An Orchestra of Minorities has an unusual narrator. It’s the chi, a guardian spirit, of Chinonso, a young Nigerian poultry farmer. The chi has come before a sort of heavenly court to plead for leniency for his host, who has harmed a pregnant woman.

The chi’s story begins when Chinonso prevents a young woman, Ndali, from throwing herself off a bridge. Later, they meet again and become lovers. However, Ndali’s family is wealthy, and they don’t consider Chinonso a suitable partner for their daughter. Ndali is ready to split with them, but Chinonso decides to go back to school and earn his degree so he can get a good job.

His friend, Jamike, is attending a college in Cyprus, so Chinonso sells his farm and gives Jamike the money to pay for tuition and board and open a savings account in Cyprus, all without discussing this with Ndali. When he reaches Cyprus, he finds he has been scammed, that Jamike only paid for one semester in college but not for board, and there is no savings account.

Some people in Cyprus try to help him, but the hapless Chinonso falls into one misfortune after another. It takes him four years to get home.

I really struggled with this novel for so many reasons. It incorporates Igbo mythology and culture, which can be interesting, but every chapter and most of the smaller divisions of the novel begin with a story or a series of sayings or other digressions that slow down the narrative.

Then there is the character of Chinonso.
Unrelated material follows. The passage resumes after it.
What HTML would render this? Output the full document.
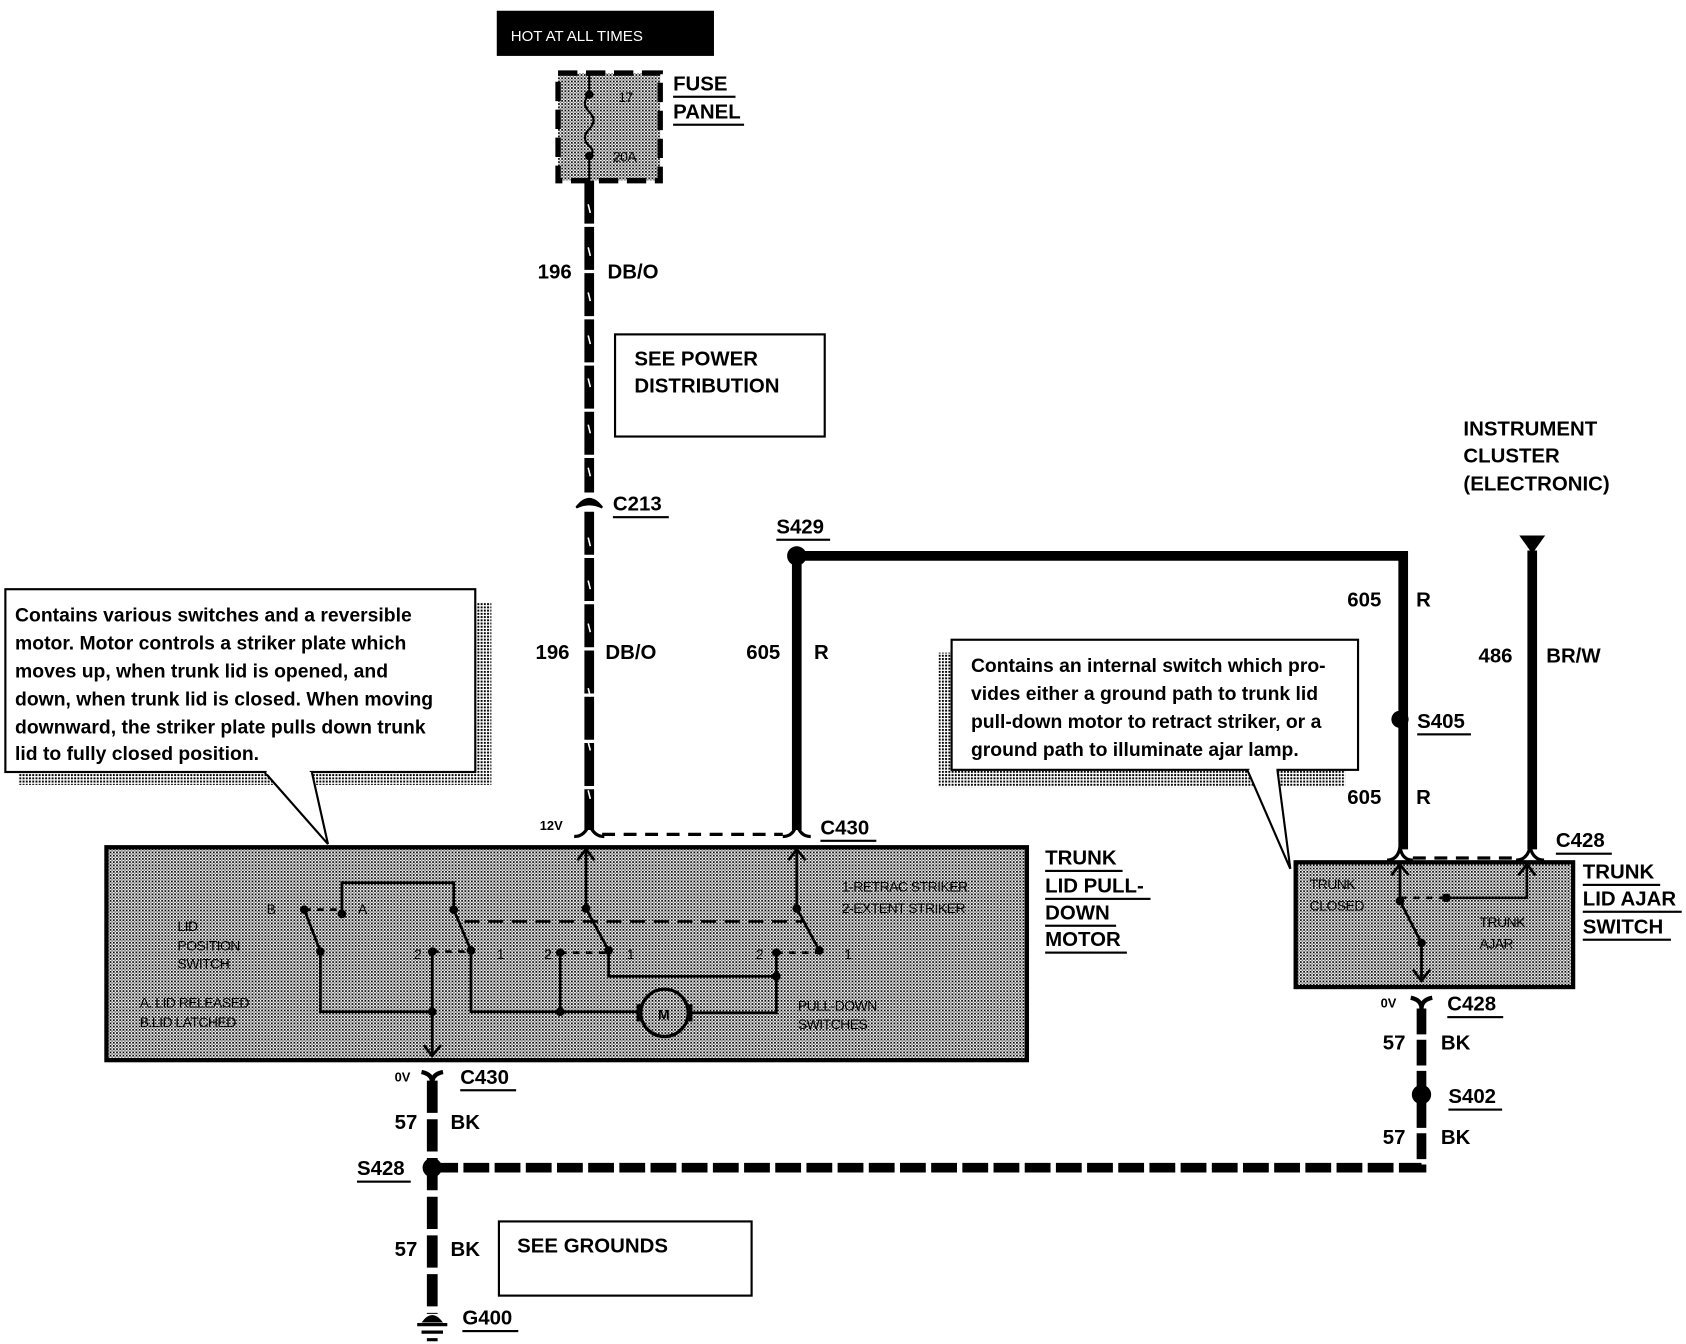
<!DOCTYPE html>
<html><head><meta charset="utf-8"><style>
html,body{margin:0;padding:0;background:#fff}
svg{display:block}
text{font-family:"Liberation Sans",Arial,sans-serif;font-weight:bold;fill:#000}
.lb{font-size:19px}
.sm{font-size:13px;font-weight:normal;letter-spacing:-0.5px}
.ct{font-size:18px;font-weight:bold}
</style></head><body>
<svg width="1686" height="1344" viewBox="0 0 1568 1250" preserveAspectRatio="none" xmlns="http://www.w3.org/2000/svg">
<defs>
<pattern id="st" width="3" height="3" patternUnits="userSpaceOnUse">
<rect width="3" height="3" fill="#fff"/><rect width="1.6" height="1.6" fill="#000"/><rect x="1.5" y="1.5" width="1.5" height="1.5" fill="#000" opacity="0.5"/>
</pattern>
<pattern id="sh" width="3" height="3" patternUnits="userSpaceOnUse">
<rect width="3" height="3" fill="#fff"/><rect width="1.8" height="1.8" fill="#000"/>
</pattern>
</defs>

<rect x="462" y="10" width="202" height="42" fill="#000"/>
<text x="475" y="38" style="font-size:14px;font-weight:normal;fill:#fff">HOT AT ALL TIMES</text>

<rect x="519" y="68" width="95" height="100" fill="url(#st)" stroke="#000" stroke-width="5" stroke-dasharray="18,8"/>
<path d="M548 68 V88 M548 145 V168" stroke="#000" stroke-width="2"/>
<path d="M548 88 q-8 8 0 16 q8 8 0 16 q-8 8 0 16 q6 5 0 9" stroke="#000" stroke-width="2" fill="none"/>
<circle cx="548" cy="88" r="4"/><circle cx="548" cy="145" r="4"/>
<text x="575" y="95" class="sm">17</text>
<text x="570" y="150" class="sm">20A</text>
<text x="626" y="84" class="lb">FUSE</text><rect x="626" y="89" width="58" height="2"/>
<text x="626" y="110" class="lb">PANEL</text><rect x="626" y="115" width="66" height="2"/>

<path d="M548 168 V458 M548 476 V772" stroke="#000" stroke-width="9" stroke-dasharray="40,3"/>
<g stroke="#fff" stroke-width="1.5">
<path d="M547 190 l2 8 M547 230 l2 8 M547 272 l2 8 M547 312 l2 8 M547 352 l2 8 M547 395 l2 8 M547 435 l2 8 M547 500 l2 8 M547 540 l2 8 M547 580 l2 8 M547 640 l2 8 M547 690 l2 8 M547 735 l2 8"/>
</g>
<path d="M536 472 q12 -16 24 0 q-12 -6 -24 0 Z" stroke="#000" stroke-width="2"/>
<text x="500" y="259" class="lb">196</text><text x="565" y="259" class="lb">DB/O</text>
<text x="570" y="475" class="lb">C213</text><rect x="570" y="480" width="52" height="2"/>
<text x="498" y="613" class="lb">196</text><text x="563" y="613" class="lb">DB/O</text>

<rect x="572" y="311" width="195" height="95" fill="#fff" stroke="#000" stroke-width="2"/>
<text x="590" y="340" class="lb">SEE POWER</text><text x="590" y="365" class="lb">DISTRIBUTION</text>

<path d="M741 517 H1305 V790 M741 517 V772" stroke="#000" stroke-width="9" fill="none"/>
<circle cx="741" cy="517" r="9"/>
<text x="722" y="496" class="lb">S429</text><rect x="722" y="501" width="50" height="2"/>
<text x="694" y="613" class="lb">605</text><text x="757" y="613" class="lb">R</text>
<text x="1253" y="564" class="lb">605</text><text x="1317" y="564" class="lb">R</text>
<circle cx="1302" cy="669" r="8"/>
<text x="1318" y="677" class="lb">S405</text><rect x="1318" y="682" width="50" height="2"/>
<text x="1253" y="748" class="lb">605</text><text x="1317" y="748" class="lb">R</text>

<text x="1361" y="405" class="lb">INSTRUMENT</text>
<text x="1361" y="430" class="lb">CLUSTER</text>
<text x="1361" y="456" class="lb">(ELECTRONIC)</text>
<path d="M1413 498 H1437 L1425 515 Z"/>
<path d="M1425 512 V790" stroke="#000" stroke-width="9"/>
<text x="1375" y="616" class="lb">486</text><text x="1438" y="616" class="lb">BR/W</text>

<g stroke="#000" stroke-width="3" fill="none">
<path d="M534 778 q10 0 14 -12 q4 12 14 12"/><path d="M728 778 q10 0 13 -12 q3 12 13 12"/>
<path d="M560 776 H728" stroke-dasharray="12,8"/>
<path d="M1290 800 q10 0 12 -12 q2 12 12 12"/><path d="M1410 800 q10 0 13 -12 q3 12 13 12"/>
<path d="M1314 798 H1410" stroke-dasharray="12,8"/>
</g>
<text x="502" y="772" style="font-size:12px;font-weight:bold">12V</text>
<text x="763" y="776" class="lb">C430</text><rect x="763" y="781" width="52" height="2"/>
<text x="1447" y="788" class="lb">C428</text><rect x="1447" y="793" width="52" height="2"/>

<rect x="17" y="560" width="440" height="170" fill="url(#sh)"/>
<path d="M262 718 L305 785 L290 718 Z" fill="url(#sh)"/>
<rect x="5" y="548" width="437" height="170" fill="#fff" stroke="#000" stroke-width="2"/>
<path d="M246 718 L305 785 L290 718" fill="#fff" stroke="#000" stroke-width="2"/>
<rect x="248" y="716" width="40" height="4" fill="#fff"/>
<text x="14" y="578" class="ct">Contains various switches and a reversible</text>
<text x="14" y="604" class="ct">motor.  Motor controls a striker plate which</text>
<text x="14" y="630" class="ct">moves up, when trunk lid is opened, and</text>
<text x="14" y="656" class="ct">down, when trunk lid is closed.  When moving</text>
<text x="14" y="682" class="ct">downward, the striker plate pulls down trunk</text>
<text x="14" y="707" class="ct">lid to fully closed position.</text>

<rect x="873" y="607" width="378" height="125" fill="url(#sh)"/>
<rect x="885" y="595" width="378" height="121" fill="#fff" stroke="#000" stroke-width="2"/>
<path d="M1160 716 L1200 808 L1188 716" fill="#fff" stroke="#000" stroke-width="2"/>
<rect x="1162" y="714" width="25" height="4" fill="#fff"/>
<text x="903" y="625" class="ct">Contains an internal switch which pro-</text>
<text x="903" y="651" class="ct">vides either a ground path to trunk lid</text>
<text x="903" y="677" class="ct">pull-down motor to retract striker, or a</text>
<text x="903" y="703" class="ct">ground path to illuminate ajar lamp.</text>

<rect x="99" y="788" width="856" height="198" fill="url(#st)" stroke="#000" stroke-width="4"/>
<text x="972" y="804" class="lb">TRUNK</text><rect x="972" y="809" width="72" height="2"/>
<text x="972" y="830" class="lb">LID PULL-</text><rect x="972" y="835" width="98" height="2"/>
<text x="972" y="855" class="lb">DOWN</text><rect x="972" y="860" width="66" height="2"/>
<text x="972" y="880" class="lb">MOTOR</text><rect x="972" y="885" width="76" height="2"/>

<g stroke="#000" stroke-width="2.5" fill="none">
<path d="M318 850 V821 H422 V846 L438 884 V941 H595"/>
<path d="M283 846 L298 885 V941 H402"/>
<path d="M402 885 V982"/>
<path d="M640 942 H722 V886"/>
<path d="M521 886 V941"/>
<path d="M545 790 V845 L566 884 V908 H722"/>
<path d="M741 790 V845 L762 884"/>
<path d="M283 846 H318 M402 885 H438 M521 886 H566 M722 886 H762" stroke-dasharray="6,6"/>
<path d="M432 857 H748" stroke-dasharray="14,8"/>
<path d="M537 800 L545 790 L553 800 M733 800 L741 790 L749 800 M394 972 L402 982 L410 972"/>
</g>
<circle cx="283" cy="846" r="4"/><circle cx="318" cy="850" r="4"/><circle cx="422" cy="846" r="4"/>
<circle cx="438" cy="884" r="4"/><circle cx="298" cy="885" r="4"/><circle cx="402" cy="885" r="4"/>
<circle cx="402" cy="941" r="4"/><circle cx="521" cy="886" r="4"/><circle cx="521" cy="941" r="4"/>
<circle cx="545" cy="845" r="4"/><circle cx="566" cy="884" r="4"/><circle cx="722" cy="886" r="4"/>
<circle cx="722" cy="908" r="4"/><circle cx="741" cy="845" r="4"/><circle cx="762" cy="884" r="4"/>
<ellipse cx="618" cy="942" rx="22" ry="22" fill="url(#st)" stroke="#000" stroke-width="3"/>
<rect x="592" y="934" width="5" height="16"/><rect x="639" y="934" width="5" height="16"/>
<text x="612" y="948" class="sm" style="font-weight:bold">M</text>
<text x="248" y="850" class="sm">B</text><text x="333" y="850" class="sm">A</text>
<text x="385" y="892" class="sm">2</text><text x="462" y="892" class="sm">1</text>
<text x="506" y="892" class="sm">2</text><text x="583" y="892" class="sm">1</text>
<text x="703" y="892" class="sm">2</text><text x="785" y="892" class="sm">1</text>
<text x="165" y="866" class="sm">LID</text><text x="165" y="884" class="sm">POSITION</text><text x="165" y="901" class="sm">SWITCH</text>
<text x="130" y="937" class="sm">A. LID RELEASED</text><text x="130" y="955" class="sm">B.LID LATCHED</text>
<text x="783" y="829" class="sm">1-RETRAC STRIKER</text><text x="783" y="849" class="sm">2-EXTENT STRIKER</text>
<text x="742" y="940" class="sm">PULL-DOWN</text><text x="742" y="957" class="sm">SWITCHES</text>

<rect x="1205" y="802" width="258" height="116" fill="url(#st)" stroke="#000" stroke-width="4"/>
<g stroke="#000" stroke-width="2.5" fill="none">
<path d="M1302 804 V838 L1322 877 V912"/>
<path d="M1420 804 V835 H1345"/>
<path d="M1302 835 H1345" stroke-dasharray="6,6"/>
<path d="M1294 814 L1302 804 L1310 814 M1412 814 L1420 804 L1428 814 M1314 902 L1322 912 L1330 902"/>
</g>
<circle cx="1302" cy="838" r="4"/><circle cx="1322" cy="877" r="4"/><circle cx="1345" cy="835" r="4"/>
<text x="1218" y="827" class="sm">TRUNK</text><text x="1218" y="847" class="sm">CLOSED</text>
<text x="1376" y="862" class="sm">TRUNK</text><text x="1376" y="882" class="sm">AJAR</text>
<text x="1472" y="817" class="lb">TRUNK</text><rect x="1472" y="822" width="72" height="2"/>
<text x="1472" y="842" class="lb">LID AJAR</text><rect x="1472" y="847" width="92" height="2"/>
<text x="1472" y="868" class="lb">SWITCH</text><rect x="1472" y="873" width="82" height="2"/>

<path d="M392 997 q10 2 10 10 q0 -8 10 -10" stroke="#000" stroke-width="4" fill="none"/>
<path d="M1312 928 q10 2 10 10 q0 -8 10 -10" stroke="#000" stroke-width="4" fill="none"/>
<text x="367" y="1006" style="font-size:12px;font-weight:bold">0V</text>
<text x="428" y="1008" class="lb">C430</text><rect x="428" y="1013" width="52" height="2"/>
<text x="1284" y="937" style="font-size:12px;font-weight:bold">0V</text>
<text x="1346" y="940" class="lb">C428</text><rect x="1346" y="945" width="52" height="2"/>

<path d="M402 1005 V1222" stroke="#000" stroke-width="10" stroke-dasharray="30,6"/>
<path d="M402 1086 H1322 V938" stroke="#000" stroke-width="9" fill="none" stroke-dasharray="24,5"/>
<circle cx="402" cy="1086" r="9"/>
<circle cx="1322" cy="1018" r="9"/>
<text x="367" y="1050" class="lb">57</text><text x="419" y="1050" class="lb">BK</text>
<text x="332" y="1093" class="lb">S428</text><rect x="332" y="1098" width="50" height="2"/>
<text x="1286" y="976" class="lb">57</text><text x="1340" y="976" class="lb">BK</text>
<text x="1347" y="1026" class="lb">S402</text><rect x="1347" y="1031" width="50" height="2"/>
<text x="1286" y="1064" class="lb">57</text><text x="1340" y="1064" class="lb">BK</text>
<text x="367" y="1168" class="lb">57</text><text x="419" y="1168" class="lb">BK</text>
<rect x="464" y="1136" width="235" height="69" fill="#fff" stroke="#000" stroke-width="2"/>
<text x="481" y="1165" class="lb">SEE GROUNDS</text>
<path d="M392 1230 q10 -14 20 0 Z"/>
<path d="M388 1232 H416 M392 1239 H412 M397 1246 H407" stroke="#000" stroke-width="3"/>
<text x="430" y="1232" class="lb">G400</text><rect x="430" y="1237" width="52" height="2"/>
</svg>
</body></html>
He has low self-esteem and is weak, he is unbelievably naïve, he falls into traps that we can see coming pages ahead, he makes poor choices, his reactions to meeting Ndali’s parents seem cowardly. This might be a cultural thing. I have no idea what wealthy displeased Nigerians might be able to do to poor ones.

Then there’s his relationship with Ndali. For all we know of her, she might be a cipher. She is pretty much just something he wants. He calls her Mommy, for god’s sake. This is not a cultural thing, because she asks him why, and his answer creeped me out. I won’t say what happens to her, but it’s not good.

The only way I can justify not personally detesting this novel is if I look at it as a character study of what happens when a weak person is pushed beyond endurance. I strongly feel, though, that this novel shows an underlying hatred of women. What do women do in this novel? One dies at his birth. One leaves him without explanation. One is a prostitute. One makes a false claim of rape. One is steadfast and suffers a horrible fate. None have a personality. Detestably, at least for me, this novel is described as one about a man who will do anything for the woman he loves. Right.

And let’s not even mention the mistreated gosling that we hear way too much about. I read this novel for my Booker project.